■ **Written task**
Extract only the lines running from the top of the entries to the line that holds "minimum width=2.35cm, minimum". Include that line and omit the pictures.

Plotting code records
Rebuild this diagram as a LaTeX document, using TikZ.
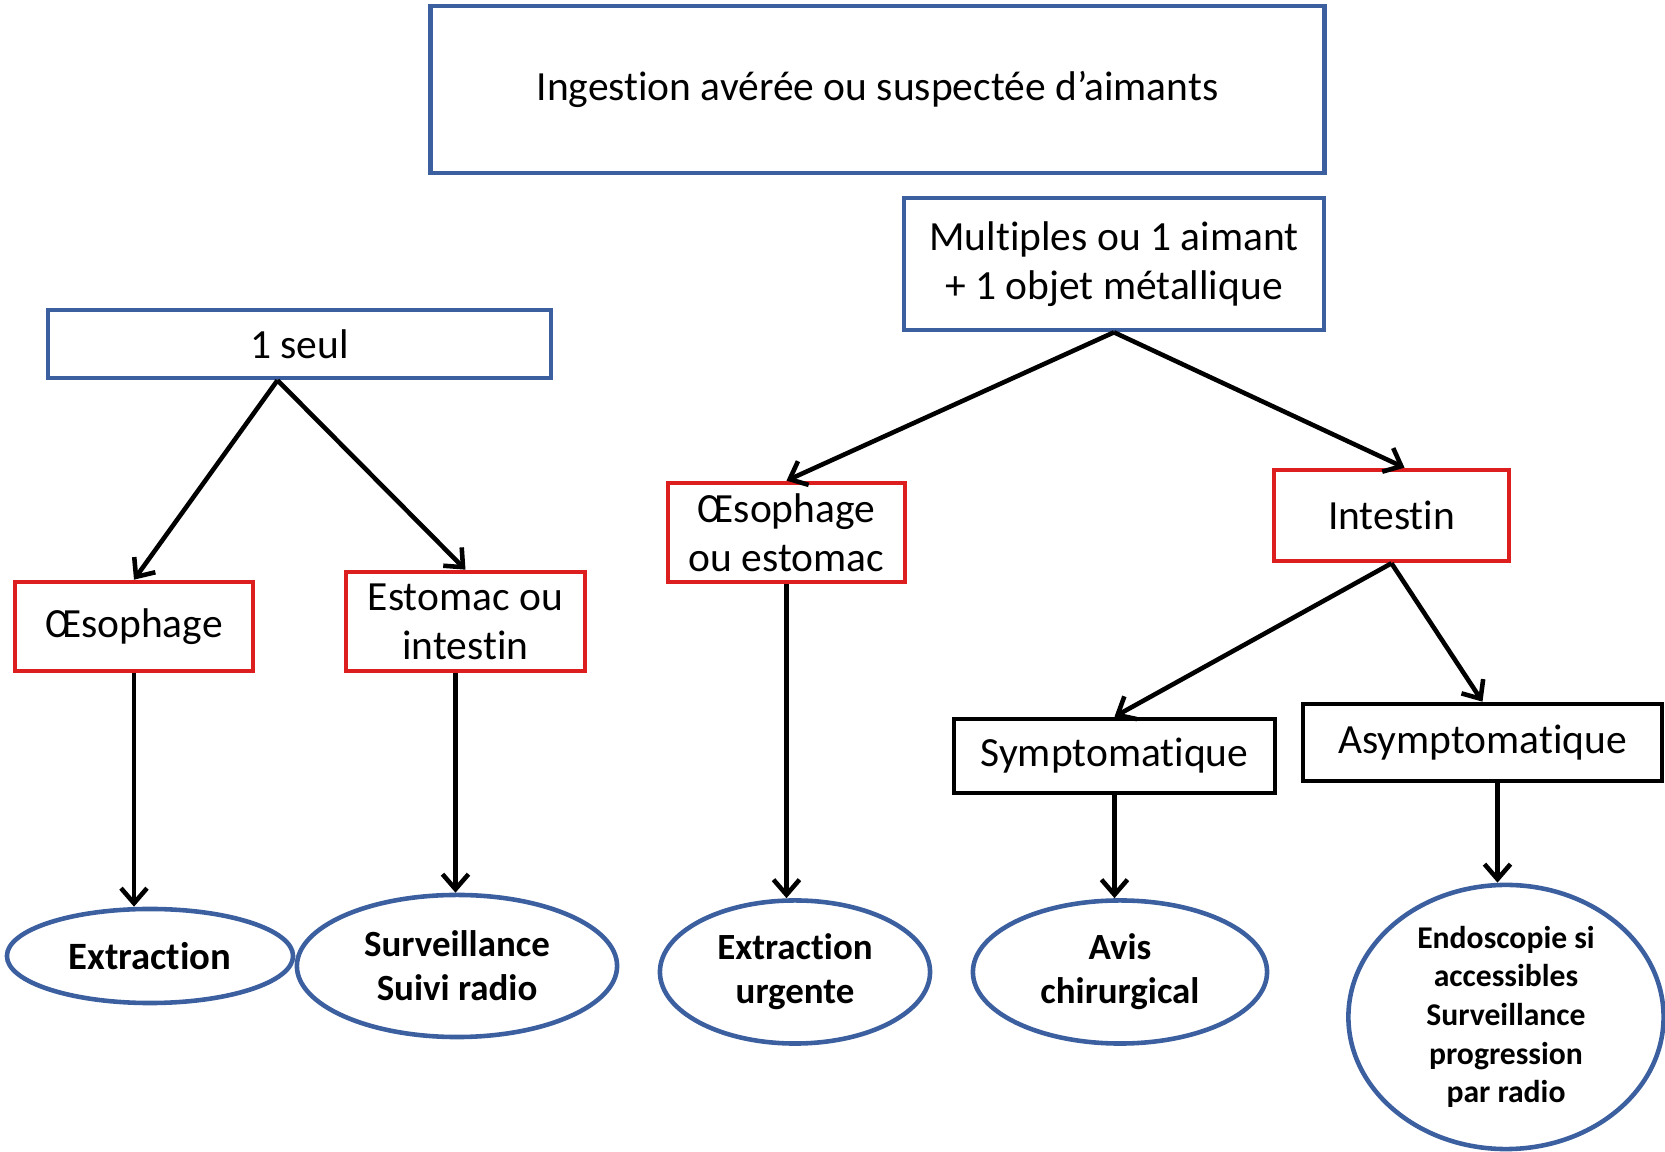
\documentclass[tikz,border=0pt]{standalone}
\usepackage{fontspec}
\setmainfont{Carlito}[Ligatures=NoCommon]
\usepackage{xcolor}
\usepackage{tikz}
\usetikzlibrary{shapes.geometric,arrows.meta}
\definecolor{boxblue}{RGB}{60, 95, 160}
\definecolor{boxred}{RGB}{220, 30, 30}
\tikzset{
  bluebox/.style={rectangle, draw=boxblue, line width=1.3pt, align=center, inner sep=0pt, font=\fontsize{11.8}{14}\selectfont},
  redbox/.style={rectangle, draw=boxred, line width=1.3pt, align=center, inner sep=0pt, font=\fontsize{11.8}{14}\selectfont},
  blackbox/.style={rectangle, draw=black, line width=1.3pt, align=center, inner sep=0pt, font=\fontsize{11.8}{14}\selectfont},
  outcome/.style={ellipse, draw=boxblue, line width=1.3pt, align=center, inner sep=0pt, font=\bfseries\fontsize{10.5}{12.6}\selectfont},
  arrow/.style={-{Straight Barb[length=1.5mm,width=2.6mm]}, line width=1.3pt}
}

\begin{document}
\begin{tikzpicture}[x=0.01cm, y=-0.01cm]
\useasboundingbox (0,0) rectangle (1665,1152);
% Top level
\node[bluebox, minimum width=8.93cm, minimum height=1.67cm] (ingestion) at (877.5,89.5) {Ingestion avérée ou suspectée d’aimants};
\node[bluebox, minimum width=4.2cm, minimum height=1.32cm] (multiples) at (1114,264) {Multiples ou 1 aimant\\+ 1 objet métallique};
\node[bluebox, minimum width=5.03cm, minimum height=0.68cm] (seul) at (299.5,344) {1 seul};

% Location
\node[redbox, minimum width=2.38cm, minimum height=0.89cm] (oesoA) at (134,626.5) {Œsophage};
\node[redbox, minimum width=2.39cm, minimum height=0.99cm] (estomac) at (465.5,621.5) {Estomac ou\\intestin};
\node[redbox, minimum width=2.37cm, minimum height=0.99cm] (oesoB) at (786.5,532.5) {Œsophage\\ou estomac};
\node[redbox, minimum width=2.35cm, minimum height=0.91cm] (intestin) at (1391.5,515.5) {Intestin};

% Symptoms
\node[blackbox, minimum width=3.21cm, minimum height=0.74cm] (sympto) at (1114.5,756) {Symptomatique};
\node[blackbox, minimum width=3.59cm, minimum height=0.77cm] (asympto) at (1482.5,742.5) {Asymptomatique};

% Outcomes
\node[outcome, minimum width=2.86cm, minimum height=0.94cm, font=\bfseries\fontsize{11}{13}\selectfont] (extraction) at (150,956) {Extraction};
\node[outcome, minimum width=3.2cm, minimum height=1.42cm] (surveil) at (457,966) {Surveillance\\Suivi radio};
\node[outcome, minimum width=2.7cm, minimum height=1.43cm] (urgente) at (795,972) {Extraction\\urgente};
\node[outcome, minimum width=2.94cm, minimum height=1.43cm] (avis) at (1120,972) {Avis\\chirurgical};
\node[outcome, minimum width=3.15cm, minimum height=2.64cm, font=\bfseries\fontsize{9}{11}\selectfont] (endo) at (1506,1017) {Endoscopie si\\accessibles\\Surveillance\\progression\\par radio};

% Branches
\draw[arrow] ([xshift=-0.22cm]seul.south) -- (oesoA.north);
\draw[arrow] ([xshift=-0.22cm]seul.south) -- (estomac.north);
\draw[arrow] (multiples.south) -- (oesoB.north);
\draw[arrow] (multiples.south) -- ([xshift=0.13cm]intestin.north);
\draw[arrow] (intestin.south) -- (sympto.north);
\draw[arrow] (intestin.south) -- (asympto.north);

% Down to outcomes
\draw[arrow] (oesoA.south) -- (oesoA.south |- extraction.north);
\draw[arrow] ([xshift=-0.1cm]estomac.south) -- ([xshift=-0.1cm]estomac.south |- surveil.north);
\draw[arrow] (oesoB.south) -- (oesoB.south |- urgente.north);
\draw[arrow] (sympto.south) -- (sympto.south |- avis.north);
\draw[arrow] ([xshift=0.15cm]asympto.south) -- ([xshift=0.15cm]asympto.south |- endo.north);
\end{tikzpicture}
\end{document}
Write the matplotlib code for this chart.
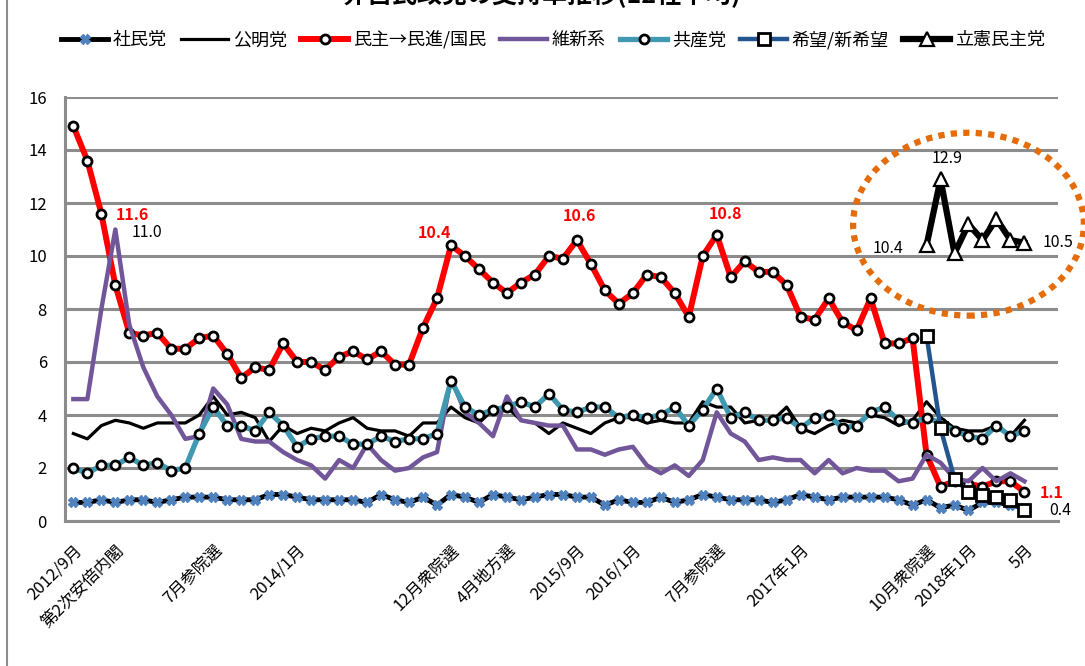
import numpy as np
import matplotlib
matplotlib.use('Agg')
import matplotlib.pyplot as plt
from matplotlib.patches import Ellipse
from matplotlib.lines import Line2D

plt.rcParams['font.family'] = ['Noto Sans CJK JP', 'DejaVu Sans']

# monthly, 2012/9 .. 2018/5
n_months = 69
shamin = [0.7, 0.7, 0.8, 0.7, 0.8, 0.8, 0.7, 0.8, 0.9, 0.9,
          0.9, 0.8, 0.8, 0.8, 1.0, 1.0, 0.9, 0.8, 0.8, 0.8,
          0.8, 0.7, 1.0, 0.8, 0.7, 0.9, 0.6, 1.0, 0.9, 0.7,
          1.0, 0.9, 0.8, 0.9, 1.0, 1.0, 0.9, 0.9, 0.6, 0.8,
          0.7, 0.7, 0.9, 0.7, 0.8, 1.0, 0.9, 0.8, 0.8, 0.8,
          0.7, 0.8, 1.0, 0.9, 0.8, 0.9, 0.9, 0.9, 0.9, 0.8,
          0.6, 0.8, 0.5, 0.6, 0.4, 0.7, 0.7, 0.6, 0.5]
komei = [3.3, 3.1, 3.6, 3.8, 3.7, 3.5, 3.7, 3.7, 3.7, 4.0,
         4.7, 4.0, 4.1, 3.9, 3.0, 3.6, 3.3, 3.5, 3.4, 3.7,
         3.9, 3.5, 3.4, 3.4, 3.2, 3.7, 3.7, 4.3, 3.9, 3.7,
         4.2, 4.3, 3.8, 3.7, 3.3, 3.7, 3.5, 3.3, 3.7, 3.9,
         3.9, 3.7, 3.8, 3.7, 3.7, 4.5, 4.3, 4.3, 3.7, 3.8,
         3.8, 4.3, 3.5, 3.3, 3.6, 3.8, 3.7, 4.0, 3.9, 3.6,
         3.8, 4.5, 3.9, 3.5, 3.4, 3.4, 3.6, 3.2, 3.8]
minshu = [14.9, 13.6, 11.6, 8.9, 7.1, 7.0, 7.1, 6.5, 6.5, 6.9,
          7.0, 6.3, 5.4, 5.8, 5.7, 6.7, 6.0, 6.0, 5.7, 6.2,
          6.4, 6.1, 6.4, 5.9, 5.9, 7.3, 8.4, 10.4, 10.0, 9.5,
          9.0, 8.6, 9.0, 9.3, 10.0, 9.9, 10.6, 9.7, 8.7, 8.2,
          8.6, 9.3, 9.2, 8.6, 7.7, 10.0, 10.8, 9.2, 9.8, 9.4,
          9.4, 8.9, 7.7, 7.6, 8.4, 7.5, 7.2, 8.4, 6.7, 6.7,
          6.9, 2.5, 1.3, 1.5, 1.4, 1.3, 1.5, 1.5, 1.1]
ishin = [4.6, 4.6, 8.0, 11.0, 7.4, 5.8, 4.7, 4.0, 3.1, 3.2,
         5.0, 4.4, 3.1, 3.0, 3.0, 2.6, 2.3, 2.1, 1.6, 2.3,
         2.0, 2.9, 2.3, 1.9, 2.0, 2.4, 2.6, 5.4, 4.1, 3.7,
         3.2, 4.7, 3.8, 3.7, 3.6, 3.6, 2.7, 2.7, 2.5, 2.7,
         2.8, 2.1, 1.8, 2.1, 1.7, 2.3, 4.1, 3.3, 3.0, 2.3,
         2.4, 2.3, 2.3, 1.8, 2.3, 1.8, 2.0, 1.9, 1.9, 1.5,
         1.6, 2.5, 2.2, 1.6, 1.5, 2.0, 1.5, 1.8, 1.5]
kyosan = [2.0, 1.8, 2.1, 2.1, 2.4, 2.1, 2.2, 1.9, 2.0, 3.3,
          4.3, 3.6, 3.6, 3.4, 4.1, 3.6, 2.8, 3.1, 3.2, 3.2,
          2.9, 2.9, 3.2, 3.0, 3.1, 3.1, 3.3, 5.3, 4.3, 4.0,
          4.2, 4.3, 4.5, 4.3, 4.8, 4.2, 4.1, 4.3, 4.3, 3.9,
          4.0, 3.9, 4.0, 4.3, 3.6, 4.2, 5.0, 3.9, 4.1, 3.8,
          3.8, 3.9, 3.5, 3.9, 4.0, 3.5, 3.6, 4.1, 4.3, 3.8,
          3.7, 3.9, 3.7, 3.4, 3.2, 3.1, 3.6, 3.2, 3.4]
kibo = [None] * 61 + [7.0, 3.5, 1.6, 1.1, 1.0, 0.9, 0.8, 0.4]
rikken = [None] * 61 + [10.4, 12.9, 10.1, 11.2, 10.6, 11.4, 10.6, 10.5]

tick_months = [0, 3, 10, 16, 27, 31, 36, 40, 46, 52, 61, 64, 68]
tick_labels = ['2012/9月', '第2次安倍内閣', '7月参院選', '2014/1月', '12月衆院選',
               '4月地方選', '2015/9月', '2016/1月', '7月参院選', '2017年1月',
               '10月衆院選', '2018年1月', '5月']

x = np.arange(n_months)
kibo = np.array(kibo, dtype=float)
rikken = np.array(rikken, dtype=float)

fig = plt.figure(figsize=(10.85, 6.66), dpi=100)
ax = fig.add_axes([65/1085, 1 - 521/666, (1058 - 65)/1085, (521 - 97)/666])

grid_c = '#8c8c8c'
ax.set_ylim(0, 16)
ax.set_xlim(-0.6, 70.4)
ax.set_yticks(range(0, 17, 2))
ax.yaxis.grid(True, color=grid_c, lw=2.2)
ax.set_axisbelow(True)
for s in ['top', 'right']:
    ax.spines[s].set_visible(False)
for s in ['left', 'bottom']:
    ax.spines[s].set_color(grid_c)
    ax.spines[s].set_linewidth(2.2)

ax.plot(x, shamin, color='black', lw=3.5, marker='X', ms=7, mfc='#4f81bd',
        mec='#4f81bd', label='社民党')
ax.plot(x, komei, color='black', lw=2.3, label='公明党')
ax.plot(x, minshu, color='#ff0000', lw=4.3, marker='o', ms=6.5, mfc='white',
        mec='black', mew=2, label='民主→民進/国民')
ax.plot(x, ishin, color='#72569a', lw=3.2, label='維新系')
ax.plot(x, kyosan, color='#4099b0', lw=3.8, marker='o', ms=6.5, mfc='white',
        mec='black', mew=2, label='共産党')
ax.plot(x, kibo, color='#23568f', lw=3.2, marker='s', ms=9, mfc='white',
        mec='black', mew=2, label='希望/新希望')
ax.plot(x, rikken, color='black', lw=4.5, marker='^', ms=10, mfc='white',
        mec='black', mew=1.6, label='立憲民主党')

ax.set_xticks(tick_months)
ax.set_xticklabels(tick_labels, rotation=45, ha='right', va='top',
                   rotation_mode='anchor', fontsize=12)
ax.tick_params(axis='x', length=0, pad=15)
ax.tick_params(axis='y', length=0, pad=13, labelsize=12)

# value labels
def note(i, series, text, dx, dy, color='black', bold=False, ha='center'):
    ax.annotate(text, (i, series[i]), xytext=(dx, dy), textcoords='offset points',
                ha=ha, va='center', fontsize=11.5, color=color,
                fontweight='bold' if bold else 'normal')

note(2, minshu, '11.6', 10, -1, color='#ff0000', bold=True, ha='left')
note(3, ishin, '11.0', 12, -2, ha='left')
note(27, minshu, '10.4', 0, 9, color='#ff0000', bold=True, ha='right')
note(36, minshu, '10.6', 2, 17, color='#ff0000', bold=True)
note(46, minshu, '10.8', 6, 15, color='#ff0000', bold=True)
note(62, rikken, '12.9', 5, 15)
note(61, rikken, '10.4', -17, -2, ha='right')
note(68, rikken, '10.5', 13, 0, ha='left')
note(68, minshu, '1.1', 11, -1, color='#ff0000', bold=True, ha='left')
note(68, kibo, '0.4', 18, 0, ha='left')

# highlight for 立憲民主党
ell = Ellipse((64.0, 11.2), 16.5, 6.9, fill=False, edgecolor='#e46c0a',
              lw=4.5, linestyle=(0, (1, 1)), clip_on=False, zorder=1)
ax.add_patch(ell)

fig.legend(loc='center', bbox_to_anchor=(553/1085, 1 - 40/666), ncol=7,
           frameon=False, fontsize=13, handlelength=2.6, handletextpad=0.25,
           columnspacing=0.8)

fig.text(542/1085, 1 - 3/666, '非自民政党の支持率推移(12社平均)', ha='center',
         va='baseline', fontsize=18, fontweight='bold')
fig.add_artist(Line2D([7/1085, 7/1085], [0, 1], color=grid_c, lw=1.5))

fig.savefig('out.png', dpi=100)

■ **Solution to this exercise**
Rebuild this diagram as a LaTeX document, using TikZ.
\documentclass[tikz,border=0pt]{standalone}
\usepackage{fontspec}
\setmainfont{Carlito}[Ligatures=NoCommon]
\usepackage{xcolor}
\usepackage{tikz}
\usetikzlibrary{shapes.geometric,arrows.meta}
\definecolor{boxblue}{RGB}{60, 95, 160}
\definecolor{boxred}{RGB}{220, 30, 30}
\tikzset{
  bluebox/.style={rectangle, draw=boxblue, line width=1.3pt, align=center, inner sep=0pt, font=\fontsize{11.8}{14}\selectfont},
  redbox/.style={rectangle, draw=boxred, line width=1.3pt, align=center, inner sep=0pt, font=\fontsize{11.8}{14}\selectfont},
  blackbox/.style={rectangle, draw=black, line width=1.3pt, align=center, inner sep=0pt, font=\fontsize{11.8}{14}\selectfont},
  outcome/.style={ellipse, draw=boxblue, line width=1.3pt, align=center, inner sep=0pt, font=\bfseries\fontsize{10.5}{12.6}\selectfont},
  arrow/.style={-{Straight Barb[length=1.5mm,width=2.6mm]}, line width=1.3pt}
}

\begin{document}
\begin{tikzpicture}[x=0.01cm, y=-0.01cm]
\useasboundingbox (0,0) rectangle (1665,1152);
% Top level
\node[bluebox, minimum width=8.93cm, minimum height=1.67cm] (ingestion) at (877.5,89.5) {Ingestion avérée ou suspectée d’aimants};
\node[bluebox, minimum width=4.2cm, minimum height=1.32cm] (multiples) at (1114,264) {Multiples ou 1 aimant\\+ 1 objet métallique};
\node[bluebox, minimum width=5.03cm, minimum height=0.68cm] (seul) at (299.5,344) {1 seul};

% Location
\node[redbox, minimum width=2.38cm, minimum height=0.89cm] (oesoA) at (134,626.5) {Œsophage};
\node[redbox, minimum width=2.39cm, minimum height=0.99cm] (estomac) at (465.5,621.5) {Estomac ou\\intestin};
\node[redbox, minimum width=2.37cm, minimum height=0.99cm] (oesoB) at (786.5,532.5) {Œsophage\\ou estomac};
\node[redbox, minimum width=2.35cm, minimum height=0.91cm] (intestin) at (1391.5,515.5) {Intestin};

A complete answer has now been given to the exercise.